Operational excellence is a fundamental goal of companies and hence the primary pursuit of CEOs or boards of directors. In order to achieve operational excellence, two objectives must be reached, namely:
- Develop an optimized operational business strategy across all facets of the organisation.
- Operationalize or implement the strategy to become integral to the business.
The interdependence of these objectives is evident in the continuous improvement cycle of plan-do-check-act that has become embedded in modern management system practices. Various industries have developed customised versions of this cycle to address industry-specific needs and focal points e.g. Six Sigma. For the O&G industry, the escalated threat of Major Accident Hazards (MAH) makes process safety management a critical element in achieving operational excellence.
In response to a long history of catastrophic events, the chemical process industry has developed sound strategies for managing process safety risk. Guidelines for Risk Based Process Safety (RBPS), published by the Center for Chemical Process Safety (CCPS), is the most widely accepted code of practice in the industry. As may be expected, key elements of process safety are known to extend beyond technical factors into the domain of human and management factors. CCPS identified twenty elements of RBPS that spans four themes as summarised in the illustration below.
Integrity Management Systems (IMS) in all notable O&G operations are based on the above principles. Major companies have developed implementation schemes based on these principles that are tailored to company-specific interpretations and objectives.
As an independent service provider, Asset Integrity Engineering (AIE) has wide exposure to IM systems across a diverse spread of customers and has developed and customised systems for clients to integrate with their existing practices and procedures. The maturity and rigour of these practices can be seen in the fact that investors, operators and insurers accept the basis and underlying practices as a benchmark against which to audit operational risk in the O&G industry.
Why then are there still process safety accidents in the industry that causes loss of life, damage to the environment and the destruction of billions of dollars of shareholder interests? AIE takes the view that this happens not because the industry does not know how to manage process safety, but because there is a tendency for implementation protocols to erode and break down over time due to a range of operational factors including:
- Adverse market conditions that place constraints on operational expenditure for the management of risks.
- Mergers and acquisitions that leads to a change in management structures resulting in a combination of:
- Uncertainty in the commitment to existing IM systems leading to a decline in the commitment to process safety.
- Lack of continuity and coherence between merging systems that results in the gaps or overlaps between practices and procedures.
- Breakdown in the continuous improvement cycle facilitated by management reviews.

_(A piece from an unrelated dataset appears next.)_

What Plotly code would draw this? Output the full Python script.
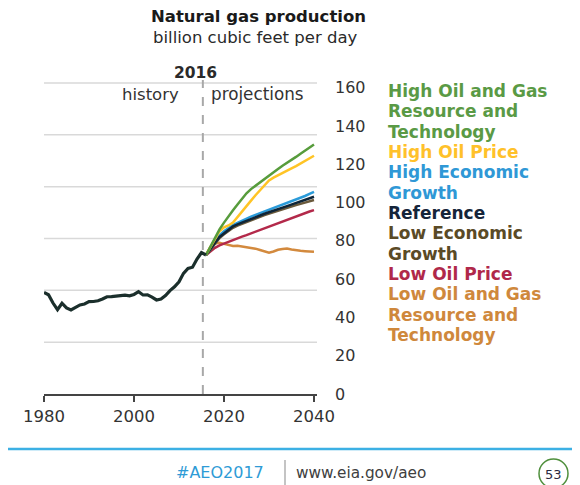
import plotly.graph_objects as go

# ---------------- data ----------------
hist_years = list(range(1980, 2017))
hist_values = [53.0, 51.8, 47.5, 44.0, 47.4, 45.0, 43.9, 45.2, 46.5, 47.0,
               48.2, 48.3, 48.7, 49.6, 50.8, 50.9, 51.3, 51.4, 51.6, 51.3,
               52.0, 53.4, 51.7, 51.8, 50.6, 49.1, 49.6, 51.4, 54.0, 56.0,
               58.6, 63.0, 65.6, 66.2, 70.5, 73.8, 72.6]

proj_years = list(range(2016, 2041))
high_resource = [72.6, 77.0, 81.5, 86.0, 89.5, 93.0, 96.0, 99.0, 102.0, 104.8,
                 107.0, 108.8, 110.5, 112.5, 114.3, 115.8, 117.5, 119.2, 120.6, 122.2,
                 123.8, 125.5, 127.2, 128.8, 130.3]
high_oil_price = [72.6, 76.5, 81.0, 85.0, 87.0, 88.0, 89.5, 92.5, 95.5, 98.3,
                  101.0, 103.8, 106.5, 109.0, 111.5, 113.0, 114.3, 115.5, 116.5, 117.8,
                  119.0, 120.3, 121.6, 123.0, 124.4]
high_econ = [72.6, 76.0, 79.5, 82.8, 85.0, 86.8, 88.2, 89.4, 90.6, 91.6,
             92.6, 93.5, 94.4, 95.2, 96.1, 96.9, 97.8, 98.7, 99.5, 100.4,
             101.4, 102.4, 103.4, 104.5, 105.6]
reference = [72.6, 75.5, 79.0, 82.0, 84.0, 86.0, 87.5, 88.6, 89.6, 90.5,
             91.4, 92.3, 93.2, 94.1, 95.0, 95.8, 96.5, 97.3, 98.1, 98.9,
             99.7, 100.5, 101.3, 102.2, 103.0]
low_econ = [72.6, 75.2, 78.5, 81.4, 83.4, 85.3, 86.8, 87.9, 88.9, 89.8,
            90.7, 91.6, 92.5, 93.4, 94.2, 95.0, 95.7, 96.4, 97.2, 97.9,
            98.6, 99.3, 100.0, 100.7, 101.3]
low_oil_price = [72.6, 74.5, 76.3, 77.6, 78.6, 79.6, 80.5, 81.3, 82.2, 83.0,
                 83.9, 84.8, 85.6, 86.5, 87.3, 88.1, 89.2, 89.9, 90.8, 91.8,
                 93.0, 93.8, 94.6, 95.3, 96.0]
low_resource = [72.6, 76.8, 78.6, 79.0, 78.4, 77.8, 77.3, 77.4, 77.0, 76.9,
                76.5, 75.9, 75.2, 74.5, 73.8, 74.4, 75.3, 75.7, 76.0, 75.5,
                75.0, 74.8, 74.6, 74.5, 74.3]

scenario_names = ["High Oil and Gas Resource and Technology", "High Oil Price",
                  "High Economic Growth", "Reference", "Low Economic Growth",
                  "Low Oil Price", "Low Oil and Gas Resource and Technology"]
legend_lines = [["High Oil and Gas", "Resource and", "Technology"],
                ["High Oil Price"],
                ["High Economic", "Growth"],
                ["Reference"],
                ["Low Economic", "Growth"],
                ["Low Oil Price"],
                ["Low Oil and Gas", "Resource and", "Technology"]]
scenario_values = [high_resource, high_oil_price, high_econ, reference,
                   low_econ, low_oil_price, low_resource]

x_ticks = [1980, 2000, 2020, 2040]
y_ticks = [0, 20, 40, 60, 80, 100, 120, 140, 160]
divider_year = 2015.3

# ---------------- style ----------------
OFF = 8                      # page body margin of the html page
W, H = 580 - OFF, 485 - OFF
FONT = "DejaVu Sans"
line_colors = ["#579c3c", "#ffc425", "#2b9bd9", "#0e2538", "#6a5a3c", "#b3294a", "#d38a3e"]
text_colors = ["#5a9a45", "#ffc12a", "#2f98d6", "#15253a", "#5a4a26", "#b0284a", "#cf883c"]
draw_order = [6, 5, 4, 2, 3, 1, 0]
n_grid = 6


def px(x):
    return (x - OFF) / W


def py(y):
    return (H - (y - OFF)) / H


fig = go.Figure()

for i in draw_order:
    fig.add_trace(go.Scatter(x=proj_years, y=scenario_values[i], mode="lines",
                             name=scenario_names[i],
                             line=dict(color=line_colors[i], width=2.5),
                             showlegend=False))

fig.add_trace(go.Scatter(x=hist_years, y=hist_values, mode="lines", name="history",
                         line=dict(color="#1b2f2c", width=3.2),
                         showlegend=False))

x_dom = [px(44), px(317)]
y_dom = [py(394), py(83)]

fig.update_layout(
    template="none",
    width=W, height=H,
    margin=dict(l=0, r=0, t=0, b=0, autoexpand=False),
    paper_bgcolor="white", plot_bgcolor="white",
    font=dict(family=FONT, color="#222"),
    showlegend=False,
    xaxis=dict(domain=x_dom, range=[1980, 1980 + (317 - 44) / 4.5],
               tickvals=x_ticks, ticks="outside", ticklen=6, tickwidth=2,
               tickcolor="#444", showline=True, linecolor="#444", linewidth=2,
               showgrid=False, zeroline=False, automargin=False,
               tickfont=dict(family=FONT, size=16.5, color="#333")),
    yaxis=dict(domain=y_dom, side="right",
               range=[0, (394 - 83) / 1.915], tickvals=y_ticks,
               showgrid=False, zeroline=False, showline=False, ticks="",
               ticklabelstandoff=17, automargin=False,
               tickfont=dict(family=FONT, size=16, color="#333")),
)

# light horizontal guide lines
for k in range(1, n_grid + 1):
    fig.add_shape(type="line", xref="x domain", yref="y domain", x0=0, x1=1,
                  y0=k / n_grid, y1=k / n_grid,
                  line=dict(color="#d9d9d9", width=1.5), layer="below")

# divider between history and projections
fig.add_shape(type="line", xref="x", yref="paper", x0=divider_year, x1=divider_year,
              y0=py(394), y1=py(80), line=dict(color="#a8a8a8", width=2, dash="dash"),
              layer="below")

annotations = [
    dict(text="<b>Natural gas production</b>", x=px(258), y=py(17), size=16.5, color="#1a1a1a"),
    dict(text="billion cubic feet per day", x=px(256), y=py(38), size=16.5, color="#2a2a2a"),
    dict(text="<b>2016</b>", x=px(195), y=py(73), size=15.5, color="#2a2a2a"),
    dict(text="history", x=px(150), y=py(94), size=16.5, color="#333"),
    dict(text="projections", x=px(257), y=py(94), size=16.8, color="#333"),
]
for a in annotations:
    fig.add_annotation(text=a["text"], x=a["x"], y=a["y"], xref="paper", yref="paper",
                       xanchor="center", yanchor="middle", showarrow=False,
                       font=dict(family=FONT, size=a["size"], color=a["color"]))

# legend text block
line_y = 91
for i, lines in enumerate(legend_lines):
    for ln in lines:
        fig.add_annotation(text="<b>" + ln + "</b>", x=px(386), y=py(line_y),
                           xref="paper", yref="paper", xanchor="left", yanchor="middle",
                           showarrow=False,
                           font=dict(family=FONT, size=17, color=text_colors[i]))
        line_y += 20.33

# footer
fig.add_shape(type="line", xref="paper", yref="paper", x0=px(8), x1=1,
              y0=py(449), y1=py(449), line=dict(color="#3cb0e4", width=2.5))
fig.add_shape(type="line", xref="paper", yref="paper", x0=px(285), x1=px(285),
              y0=py(460), y1=py(485), line=dict(color="#b0b0b0", width=1.5))
fig.add_shape(type="circle", xref="paper", yref="paper", x0=px(539), x1=px(568),
              y0=py(488), y1=py(459), line=dict(color="#4f8f3c", width=1.5))
fig.add_annotation(text="#AEO2017", x=px(220), y=py(472), xref="paper", yref="paper",
                   xanchor="center", yanchor="middle", showarrow=False,
                   font=dict(family=FONT, size=16, color="#2e9bd6"))
fig.add_annotation(text="www.eia.gov/aeo", x=px(294), y=py(473), xref="paper", yref="paper",
                   xanchor="left", yanchor="middle", showarrow=False,
                   font=dict(family=FONT, size=15.3, color="#404040"))
fig.add_annotation(text="53", x=px(553), y=py(474), xref="paper", yref="paper",
                   xanchor="center", yanchor="middle", showarrow=False,
                   font=dict(family=FONT, size=13, color="#2a2a40"))

fig.write_html("out.html")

- Cost-driven poor quality of integrity management services in the industry that leads to a breakdown of control and traceability in risk management systems and data – this is particularly hard to recover in large assets.
It is easy to see how such factors may lead to disillusionment and incoherence in the RBPS cycle illustrated in the figure above. While it is the intent of the Management of Change (MOC) process, embedded in IM systems, to manage the risks associated with change, MOC processes are notoriously difficult to maintain and are often the first process that is compromised as a result of change.
The 2018 Petrotechnics survey on Process Safety found that although there is 83% agreement that process safety is embedded within management structures at the highest level, 86% of participants acknowledged that there were gaps between the intended and actual implementation of the process safety management plans.
These statistics are aligned with AIE’s own industry experience and it has become one of our focal points to assist clients in optimising IM systems that are both aligned with existing company structures and that can be fully implemented with minor modification to existing practices. Our philosophy is to leverage technology to relieve the operational burden of maintaining expert knowledge and systems. We have been particularly successful with Veracity CCM, our chemical and corrosion management system which we are now expanding to include online monitoring support and integration.
It remains essential in the quest for operational excellence in the O&G industry to find optimised ways of managing risk, an accomplishment that can only be achieved if the IM system is implemented to fulfill its intended function across all elements of process safety. Technology is playing an increasing support role in reaching this target.